#### Directive:
Copy out each line below exactly as it appears.

- - -

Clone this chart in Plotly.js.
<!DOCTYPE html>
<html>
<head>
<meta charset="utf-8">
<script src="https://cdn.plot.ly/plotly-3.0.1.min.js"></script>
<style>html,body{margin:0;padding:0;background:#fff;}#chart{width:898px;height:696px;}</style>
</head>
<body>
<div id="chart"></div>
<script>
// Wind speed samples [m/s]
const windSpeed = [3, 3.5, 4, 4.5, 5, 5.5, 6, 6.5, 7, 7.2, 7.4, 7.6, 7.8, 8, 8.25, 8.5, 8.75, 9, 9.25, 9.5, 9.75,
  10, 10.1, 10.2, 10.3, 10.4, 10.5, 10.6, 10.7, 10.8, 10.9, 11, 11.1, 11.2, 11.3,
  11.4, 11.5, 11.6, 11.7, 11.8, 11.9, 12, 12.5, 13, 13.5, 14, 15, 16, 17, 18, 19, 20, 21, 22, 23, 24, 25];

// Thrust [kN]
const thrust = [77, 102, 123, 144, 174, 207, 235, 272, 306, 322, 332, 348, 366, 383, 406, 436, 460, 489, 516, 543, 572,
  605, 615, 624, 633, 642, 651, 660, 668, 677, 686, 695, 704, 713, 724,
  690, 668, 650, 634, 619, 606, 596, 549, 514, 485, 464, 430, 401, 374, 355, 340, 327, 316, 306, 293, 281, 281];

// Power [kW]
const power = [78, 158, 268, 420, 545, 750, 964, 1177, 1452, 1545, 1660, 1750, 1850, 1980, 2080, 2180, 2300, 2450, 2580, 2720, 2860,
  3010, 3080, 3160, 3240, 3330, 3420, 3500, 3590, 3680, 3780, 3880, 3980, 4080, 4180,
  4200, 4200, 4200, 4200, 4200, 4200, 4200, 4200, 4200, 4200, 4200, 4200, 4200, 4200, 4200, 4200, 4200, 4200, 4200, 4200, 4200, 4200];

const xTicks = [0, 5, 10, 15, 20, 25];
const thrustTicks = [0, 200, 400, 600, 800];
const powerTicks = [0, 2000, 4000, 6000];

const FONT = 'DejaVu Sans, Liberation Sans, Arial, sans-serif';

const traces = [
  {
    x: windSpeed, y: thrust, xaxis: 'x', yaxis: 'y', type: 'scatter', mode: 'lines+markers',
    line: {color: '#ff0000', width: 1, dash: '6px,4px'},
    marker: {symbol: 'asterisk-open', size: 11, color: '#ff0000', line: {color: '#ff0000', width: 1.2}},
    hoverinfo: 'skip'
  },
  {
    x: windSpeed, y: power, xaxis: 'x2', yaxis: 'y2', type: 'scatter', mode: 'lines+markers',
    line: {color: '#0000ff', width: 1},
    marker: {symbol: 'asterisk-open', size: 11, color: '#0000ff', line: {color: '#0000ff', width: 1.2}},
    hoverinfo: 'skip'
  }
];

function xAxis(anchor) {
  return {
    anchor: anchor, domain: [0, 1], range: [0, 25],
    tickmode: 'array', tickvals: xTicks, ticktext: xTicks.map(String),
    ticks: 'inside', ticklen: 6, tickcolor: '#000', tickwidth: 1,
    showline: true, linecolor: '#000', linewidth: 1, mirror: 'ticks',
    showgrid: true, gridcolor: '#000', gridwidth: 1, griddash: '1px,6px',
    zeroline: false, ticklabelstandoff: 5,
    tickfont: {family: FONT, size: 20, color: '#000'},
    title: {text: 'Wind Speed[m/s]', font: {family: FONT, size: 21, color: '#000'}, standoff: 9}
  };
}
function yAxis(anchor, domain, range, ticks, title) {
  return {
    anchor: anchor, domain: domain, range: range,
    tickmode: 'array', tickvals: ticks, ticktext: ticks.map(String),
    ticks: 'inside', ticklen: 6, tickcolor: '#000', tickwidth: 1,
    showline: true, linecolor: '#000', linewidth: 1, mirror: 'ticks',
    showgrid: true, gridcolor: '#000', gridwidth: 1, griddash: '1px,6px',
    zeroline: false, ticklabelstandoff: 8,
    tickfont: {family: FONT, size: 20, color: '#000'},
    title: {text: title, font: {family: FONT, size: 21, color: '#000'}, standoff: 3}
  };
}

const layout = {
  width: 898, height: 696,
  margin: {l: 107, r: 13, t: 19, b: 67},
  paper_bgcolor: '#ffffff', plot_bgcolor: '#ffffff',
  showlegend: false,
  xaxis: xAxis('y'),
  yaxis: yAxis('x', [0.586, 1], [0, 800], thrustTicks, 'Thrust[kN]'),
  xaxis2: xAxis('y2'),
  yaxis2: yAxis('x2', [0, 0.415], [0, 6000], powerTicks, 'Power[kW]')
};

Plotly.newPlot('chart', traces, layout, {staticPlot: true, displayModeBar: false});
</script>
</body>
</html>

- - -

#### Written response:
Clone this chart in Plotly.js.
<!DOCTYPE html>
<html>
<head>
<meta charset="utf-8">
<script src="https://cdn.plot.ly/plotly-3.0.1.min.js"></script>
<style>html,body{margin:0;padding:0;background:#fff;}#chart{width:898px;height:696px;}</style>
</head>
<body>
<div id="chart"></div>
<script>
// Wind speed samples [m/s]
const windSpeed = [3, 3.5, 4, 4.5, 5, 5.5, 6, 6.5, 7, 7.2, 7.4, 7.6, 7.8, 8, 8.25, 8.5, 8.75, 9, 9.25, 9.5, 9.75,
  10, 10.1, 10.2, 10.3, 10.4, 10.5, 10.6, 10.7, 10.8, 10.9, 11, 11.1, 11.2, 11.3,
  11.4, 11.5, 11.6, 11.7, 11.8, 11.9, 12, 12.5, 13, 13.5, 14, 15, 16, 17, 18, 19, 20, 21, 22, 23, 24, 25];

// Thrust [kN]
const thrust = [77, 102, 123, 144, 174, 207, 235, 272, 306, 322, 332, 348, 366, 383, 406, 436, 460, 489, 516, 543, 572,
  605, 615, 624, 633, 642, 651, 660, 668, 677, 686, 695, 704, 713, 724,
  690, 668, 650, 634, 619, 606, 596, 549, 514, 485, 464, 430, 401, 374, 355, 340, 327, 316, 306, 293, 281, 281];

// Power [kW]
const power = [78, 158, 268, 420, 545, 750, 964, 1177, 1452, 1545, 1660, 1750, 1850, 1980, 2080, 2180, 2300, 2450, 2580, 2720, 2860,
  3010, 3080, 3160, 3240, 3330, 3420, 3500, 3590, 3680, 3780, 3880, 3980, 4080, 4180,
  4200, 4200, 4200, 4200, 4200, 4200, 4200, 4200, 4200, 4200, 4200, 4200, 4200, 4200, 4200, 4200, 4200, 4200, 4200, 4200, 4200, 4200];

const xTicks = [0, 5, 10, 15, 20, 25];
const thrustTicks = [0, 200, 400, 600, 800];
const powerTicks = [0, 2000, 4000, 6000];

const FONT = 'DejaVu Sans, Liberation Sans, Arial, sans-serif';

const traces = [
  {
    x: windSpeed, y: thrust, xaxis: 'x', yaxis: 'y', type: 'scatter', mode: 'lines+markers',
    line: {color: '#ff0000', width: 1, dash: '6px,4px'},
    marker: {symbol: 'asterisk-open', size: 11, color: '#ff0000', line: {color: '#ff0000', width: 1.2}},
    hoverinfo: 'skip'
  },
  {
    x: windSpeed, y: power, xaxis: 'x2', yaxis: 'y2', type: 'scatter', mode: 'lines+markers',
    line: {color: '#0000ff', width: 1},
    marker: {symbol: 'asterisk-open', size: 11, color: '#0000ff', line: {color: '#0000ff', width: 1.2}},
    hoverinfo: 'skip'
  }
];

function xAxis(anchor) {
  return {
    anchor: anchor, domain: [0, 1], range: [0, 25],
    tickmode: 'array', tickvals: xTicks, ticktext: xTicks.map(String),
    ticks: 'inside', ticklen: 6, tickcolor: '#000', tickwidth: 1,
    showline: true, linecolor: '#000', linewidth: 1, mirror: 'ticks',
    showgrid: true, gridcolor: '#000', gridwidth: 1, griddash: '1px,6px',
    zeroline: false, ticklabelstandoff: 5,
    tickfont: {family: FONT, size: 20, color: '#000'},
    title: {text: 'Wind Speed[m/s]', font: {family: FONT, size: 21, color: '#000'}, standoff: 9}
  };
}
function yAxis(anchor, domain, range, ticks, title) {
  return {
    anchor: anchor, domain: domain, range: range,
    tickmode: 'array', tickvals: ticks, ticktext: ticks.map(String),
    ticks: 'inside', ticklen: 6, tickcolor: '#000', tickwidth: 1,
    showline: true, linecolor: '#000', linewidth: 1, mirror: 'ticks',
    showgrid: true, gridcolor: '#000', gridwidth: 1, griddash: '1px,6px',
    zeroline: false, ticklabelstandoff: 8,
    tickfont: {family: FONT, size: 20, color: '#000'},
    title: {text: title, font: {family: FONT, size: 21, color: '#000'}, standoff: 3}
  };
}

const layout = {
  width: 898, height: 696,
  margin: {l: 107, r: 13, t: 19, b: 67},
  paper_bgcolor: '#ffffff', plot_bgcolor: '#ffffff',
  showlegend: false,
  xaxis: xAxis('y'),
  yaxis: yAxis('x', [0.586, 1], [0, 800], thrustTicks, 'Thrust[kN]'),
  xaxis2: xAxis('y2'),
  yaxis2: yAxis('x2', [0, 0.415], [0, 6000], powerTicks, 'Power[kW]')
};

Plotly.newPlot('chart', traces, layout, {staticPlot: true, displayModeBar: false});
</script>
</body>
</html>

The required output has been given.